A Red-IA é uma rede interdisciplinar que promove a colaboração e o intercâmbio de conhecimento entre pesquisadores/as do espaço ibero-americano dedicados/as ao estudo da integridade acadêmica em diversos níveis e contextos educativos. Seu objetivo principal é criar sinergias para fomentar práticas de honestidade, justiça e ética em instituições educativas, além de posicionar a integridade acadêmica como prioridade nas agendas educacionais da região. A Red-IA atua como um espaço único de conexão entre disciplinas como Educação, Direito, Ciências da Informação, Sociologia, Informática, entre outras, contribuindo para o avanço científico e a formulação de políticas educativas. Atualmente, a Red-IA reúne 91 membros de 37 universidades em 17 países, consolidando-se como um dos principais fóruns de pesquisa e ação colaborativa em integridade acadêmica na região.

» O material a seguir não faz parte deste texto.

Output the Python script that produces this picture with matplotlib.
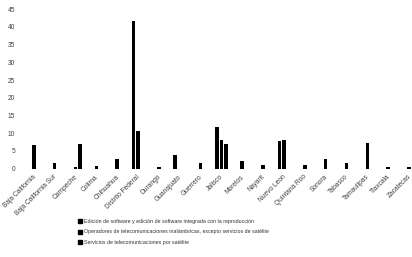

Os debates sobre integridade acadêmica e científica são altamente relevantes para o contexto brasileiro. Em virtude do modelo de revisão ética existente (Sistema CEP/Conep e Plataforma Brasil), a revisão ética de projetos de pesquisa tornou-se quase sinônimo de ética em pesquisa. A aprovação ética é importante, mas não suficiente. A aprovação ética, por ela mesma, não garante o agir ético. Além disto, há uma série de questões de ética e integridade que vão muito além da aprovação ética1. Em virtude disto, argumentamos em favor da necessidade de: a) considerar a ética como um dos elementos estruturantes da pesquisa e que, portanto, precisa estar em “primeiro plano” (Stetsenko, 2017, 2021; Mainardes, 2022); b) articular ética em pesquisa com integridade em pesquisa (Steneck, 2006; Muthanna; Chaaban; Qadhi, 2024; Mainardes, 2024); e c) fomentar a ética e integridade em instâncias variadas, a fim de configurar um “ecossistema de ética e integridade” (Mainardes, no prelo).